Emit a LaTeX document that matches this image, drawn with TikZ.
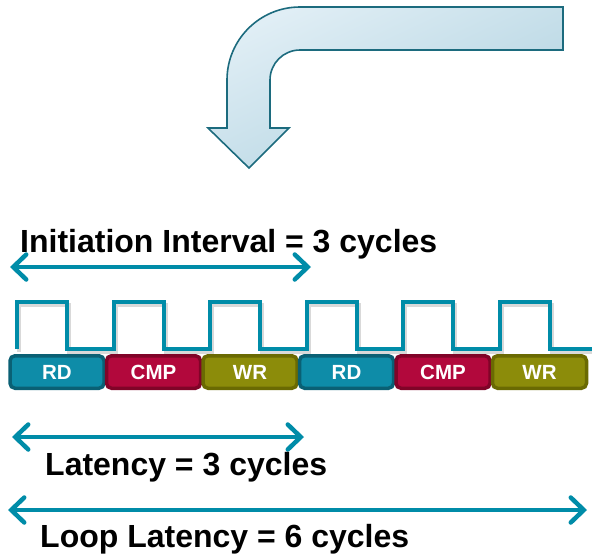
\documentclass[tikz,border=0pt]{standalone}
\usepackage{fontspec}
\setmainfont{Liberation Sans}
\usetikzlibrary{arrows.meta}
\definecolor{teal1}{RGB}{0,140,168}
\definecolor{arrowedge}{RGB}{28,107,126}
\definecolor{arrowlight}{RGB}{224,238,245}
\definecolor{arrowdark}{RGB}{176,210,224}
\definecolor{rdfill}{RGB}{14,140,168}
\definecolor{rdedge}{RGB}{10,96,116}
\definecolor{cmpfill}{RGB}{178,8,60}
\definecolor{cmpedge}{RGB}{128,4,40}
\definecolor{wrfill}{RGB}{140,140,10}
\definecolor{wredge}{RGB}{106,106,2}
\tikzset{
  stagebox/.style={rounded corners=5pt, line width=3.5pt, minimum width=94pt,
    minimum height=32.5pt, inner sep=0pt, text=white,
    font=\fontsize{20.5}{24}\selectfont\bfseries},
  dimarrow/.style={draw=teal1, line width=4.5pt,
    {Straight Barb[length=13pt,width=25pt,line cap=round]}-{Straight Barb[length=13pt,width=25pt,line cap=round]}},
  biglabel/.style={anchor=base west, inner sep=0pt, font=\fontsize{32}{36}\selectfont\bfseries},
  wave/.style={draw=teal1, line width=4pt, line join=miter},
}
\begin{document}
\begin{tikzpicture}[x=1pt,y=-1pt]
\useasboundingbox (0,0) rectangle (592,555);
% bent arrow
\path[top color=arrowlight, bottom color=arrowdark, shading angle=25, draw=arrowedge, line width=1.6pt, line join=miter]
  (563,7) -- (300,7) .. controls (259.7,7) and (227,39.7) .. (227,80)
  -- (227,128) -- (208,128) -- (249,168) -- (289,128) -- (270,128) -- (270,80)
  .. controls (270,63.4) and (283.4,50) .. (300,50) -- (563,50) -- cycle;
% initiation interval
\node[biglabel] (iitext) at (20,252) {Initiation Interval = 3 cycles};
\coordinate (iil) at (10,267);
\coordinate (iir) at (311,267);
\draw[dimarrow] (iil) -- (iir);
% clock waveform shadow
\draw[wave, draw=black, opacity=0.15, shift={(2,2.5)}]
  (17,349) -- (17,302) -- (67,302) -- (67,349) -- (113.5,349) -- (113.5,302) -- (163.5,302) -- (163.5,349)
  -- (210,349) -- (210,302) -- (260,302) -- (260,349) -- (306.5,349) -- (306.5,302) -- (356.5,302) -- (356.5,349)
  -- (403,349) -- (403,302) -- (453,302) -- (453,349) -- (499.5,349) -- (499.5,302) -- (549.5,302) -- (549.5,349) -- (592,349);
\draw[wave]
  (17,349) -- (17,302) -- (67,302) -- (67,349) -- (113.5,349) -- (113.5,302) -- (163.5,302) -- (163.5,349)
  -- (210,349) -- (210,302) -- (260,302) -- (260,349) -- (306.5,349) -- (306.5,302) -- (356.5,302) -- (356.5,349)
  -- (403,349) -- (403,302) -- (453,302) -- (453,349) -- (499.5,349) -- (499.5,302) -- (549.5,302) -- (549.5,349) -- (592,349);
% stages
\node[stagebox, fill=rdfill, draw=rdedge] (rd1) at (57,372) {RD};
\node[stagebox, fill=cmpfill, draw=cmpedge] (cmp1) at (153.5,372) {CMP};
\node[stagebox, fill=wrfill, draw=wredge] (wr1) at (250,372) {WR};
\node[stagebox, fill=rdfill, draw=rdedge] (rd2) at (346.5,372) {RD};
\node[stagebox, fill=cmpfill, draw=cmpedge] (cmp2) at (443,372) {CMP};
\node[stagebox, fill=wrfill, draw=wredge] (wr2) at (539.5,372) {WR};
% latency
\coordinate (latl) at (12,437);
\coordinate (latr) at (304,437);
\draw[dimarrow] (latl) -- (latr);
\node[biglabel] (lattext) at (45,475) {Latency = 3 cycles};
% loop latency
\coordinate (loopl) at (8,510);
\coordinate (loopr) at (587,510);
\draw[dimarrow] (loopl) -- (loopr);
\node[biglabel] (looptext) at (40,547.5) {Loop Latency = 6 cycles};
\end{tikzpicture}
\end{document}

-*-*-

Goal of the exercise: Leave the pictures out and output the rest of the listing exactly.

Completed task:
Emit a LaTeX document that matches this image, drawn with TikZ.
\documentclass[tikz,border=0pt]{standalone}
\usepackage{fontspec}
\setmainfont{Liberation Sans}
\usetikzlibrary{arrows.meta}
\definecolor{teal1}{RGB}{0,140,168}
\definecolor{arrowedge}{RGB}{28,107,126}
\definecolor{arrowlight}{RGB}{224,238,245}
\definecolor{arrowdark}{RGB}{176,210,224}
\definecolor{rdfill}{RGB}{14,140,168}
\definecolor{rdedge}{RGB}{10,96,116}
\definecolor{cmpfill}{RGB}{178,8,60}
\definecolor{cmpedge}{RGB}{128,4,40}
\definecolor{wrfill}{RGB}{140,140,10}
\definecolor{wredge}{RGB}{106,106,2}
\tikzset{
  stagebox/.style={rounded corners=5pt, line width=3.5pt, minimum width=94pt,
    minimum height=32.5pt, inner sep=0pt, text=white,
    font=\fontsize{20.5}{24}\selectfont\bfseries},
  dimarrow/.style={draw=teal1, line width=4.5pt,
    {Straight Barb[length=13pt,width=25pt,line cap=round]}-{Straight Barb[length=13pt,width=25pt,line cap=round]}},
  biglabel/.style={anchor=base west, inner sep=0pt, font=\fontsize{32}{36}\selectfont\bfseries},
  wave/.style={draw=teal1, line width=4pt, line join=miter},
}
\begin{document}
\begin{tikzpicture}[x=1pt,y=-1pt]
\useasboundingbox (0,0) rectangle (592,555);
% bent arrow
\path[top color=arrowlight, bottom color=arrowdark, shading angle=25, draw=arrowedge, line width=1.6pt, line join=miter]
  (563,7) -- (300,7) .. controls (259.7,7) and (227,39.7) .. (227,80)
  -- (227,128) -- (208,128) -- (249,168) -- (289,128) -- (270,128) -- (270,80)
  .. controls (270,63.4) and (283.4,50) .. (300,50) -- (563,50) -- cycle;
% initiation interval
\node[biglabel] (iitext) at (20,252) {Initiation Interval = 3 cycles};
\coordinate (iil) at (10,267);
\coordinate (iir) at (311,267);
\draw[dimarrow] (iil) -- (iir);
% clock waveform shadow
\draw[wave, draw=black, opacity=0.15, shift={(2,2.5)}]
  (17,349) -- (17,302) -- (67,302) -- (67,349) -- (113.5,349) -- (113.5,302) -- (163.5,302) -- (163.5,349)
  -- (210,349) -- (210,302) -- (260,302) -- (260,349) -- (306.5,349) -- (306.5,302) -- (356.5,302) -- (356.5,349)
  -- (403,349) -- (403,302) -- (453,302) -- (453,349) -- (499.5,349) -- (499.5,302) -- (549.5,302) -- (549.5,349) -- (592,349);
\draw[wave]
  (17,349) -- (17,302) -- (67,302) -- (67,349) -- (113.5,349) -- (113.5,302) -- (163.5,302) -- (163.5,349)
  -- (210,349) -- (210,302) -- (260,302) -- (260,349) -- (306.5,349) -- (306.5,302) -- (356.5,302) -- (356.5,349)
  -- (403,349) -- (403,302) -- (453,302) -- (453,349) -- (499.5,349) -- (499.5,302) -- (549.5,302) -- (549.5,349) -- (592,349);
% stages
\node[stagebox, fill=rdfill, draw=rdedge] (rd1) at (57,372) {RD};
\node[stagebox, fill=cmpfill, draw=cmpedge] (cmp1) at (153.5,372) {CMP};
\node[stagebox, fill=wrfill, draw=wredge] (wr1) at (250,372) {WR};
\node[stagebox, fill=rdfill, draw=rdedge] (rd2) at (346.5,372) {RD};
\node[stagebox, fill=cmpfill, draw=cmpedge] (cmp2) at (443,372) {CMP};
\node[stagebox, fill=wrfill, draw=wredge] (wr2) at (539.5,372) {WR};
% latency
\coordinate (latl) at (12,437);
\coordinate (latr) at (304,437);
\draw[dimarrow] (latl) -- (latr);
\node[biglabel] (lattext) at (45,475) {Latency = 3 cycles};
% loop latency
\coordinate (loopl) at (8,510);
\coordinate (loopr) at (587,510);
\draw[dimarrow] (loopl) -- (loopr);
\node[biglabel] (looptext) at (40,547.5) {Loop Latency = 6 cycles};
\end{tikzpicture}
\end{document}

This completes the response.